+++ SUPPLIED DATA

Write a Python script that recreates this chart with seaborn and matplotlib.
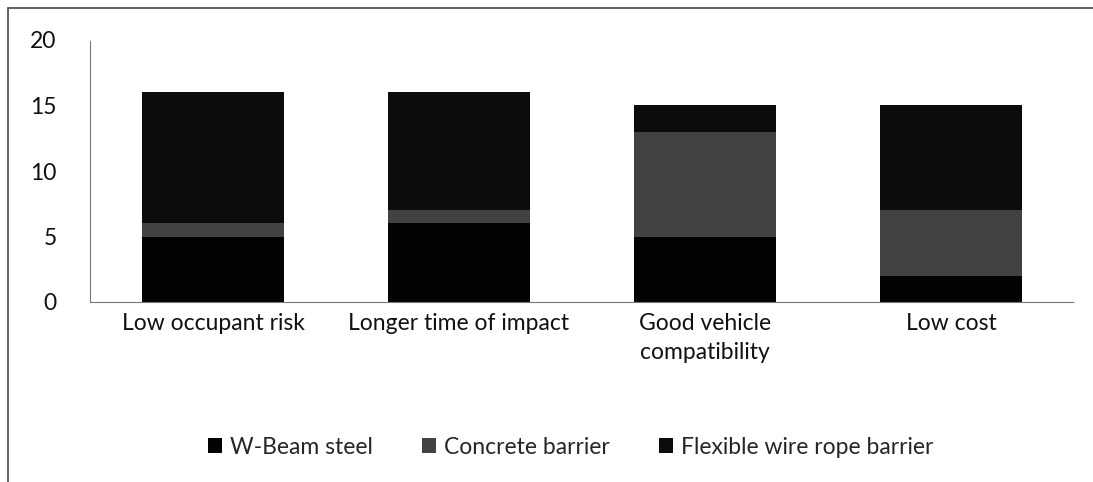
import matplotlib
matplotlib.use("Agg")
import matplotlib.pyplot as plt
import seaborn as sns
import numpy as np
from matplotlib.patches import Rectangle, Patch

categories = ["Low occupant risk", "Longer time of impact",
              "Good vehicle\ncompatibility", "Low cost"]
w_beam = [5, 6, 5, 2]
concrete = [1, 1, 8, 5]
flexible = [10, 9, 2, 8]
series_names = ["W-Beam steel", "Concrete barrier", "Flexible wire rope barrier"]
series_colors = ["#030303", "#424242", "#0c0c0c"]
y_ticks = [0, 5, 10, 15, 20]

sns.set_theme(style="white")
plt.rcParams['font.family'] = ['Lato', 'DejaVu Sans']

fig = plt.figure(figsize=(10.93, 4.82), dpi=100)
ax = fig.add_axes([90/1093, 1-302/482, (1074-90)/1093, (302-40)/482])

bottom = np.zeros(len(categories))
for name, vals, col in zip(series_names, [w_beam, concrete, flexible], series_colors):
    sns.barplot(x=categories, y=vals, bottom=bottom, color=col, width=0.575,
                ax=ax, edgecolor="none", linewidth=0, saturation=1)
    bottom = bottom + np.array(vals)

ax.set_ylim(0, 20)
ax.set_xlim(-0.5, len(categories) - 0.5)
ax.set_yticks(y_ticks)
ax.set_yticklabels([str(t) for t in y_ticks], fontsize=16.5, color="#111111")
ax.tick_params(axis="x", labelsize=16.5, colors="#111111", pad=8, length=0)
ax.tick_params(axis="y", pad=24, length=0)
for lab in ax.get_xticklabels():
    lab.set_linespacing(1.45)
for s in ["top", "right"]:
    ax.spines[s].set_visible(False)
for s in ["left", "bottom"]:
    ax.spines[s].set_color("#777777")
    ax.spines[s].set_linewidth(0.8)
    ax.spines[s].set_linestyle((0, (1, 1)))
ax.set_xlabel("")
ax.set_ylabel("")

handles = [Patch(facecolor=c, edgecolor="none") for c in series_colors]
fig.legend(handles, series_names, loc="center", bbox_to_anchor=(0.522, 1-447/482),
           ncol=3, frameon=False, fontsize=16.5, handlelength=0.6, handleheight=0.6,
           handletextpad=0.35, columnspacing=2.15)

fig.patches.append(Rectangle((8/1093, -0.05), 1.2, 1-8/482+0.05, transform=fig.transFigure,
                             fill=False, edgecolor="#555555", linewidth=1.3))

fig.savefig("out.png", dpi=100, facecolor="white")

++++++

Give again, exactly, the lines from the start of the data through the one holding "from matplotlib.patches import"; omit the pictures.

Write a Python script that recreates this chart with seaborn and matplotlib.
import matplotlib
matplotlib.use("Agg")
import matplotlib.pyplot as plt
import seaborn as sns
import numpy as np
from matplotlib.patches import Rectangle, Patch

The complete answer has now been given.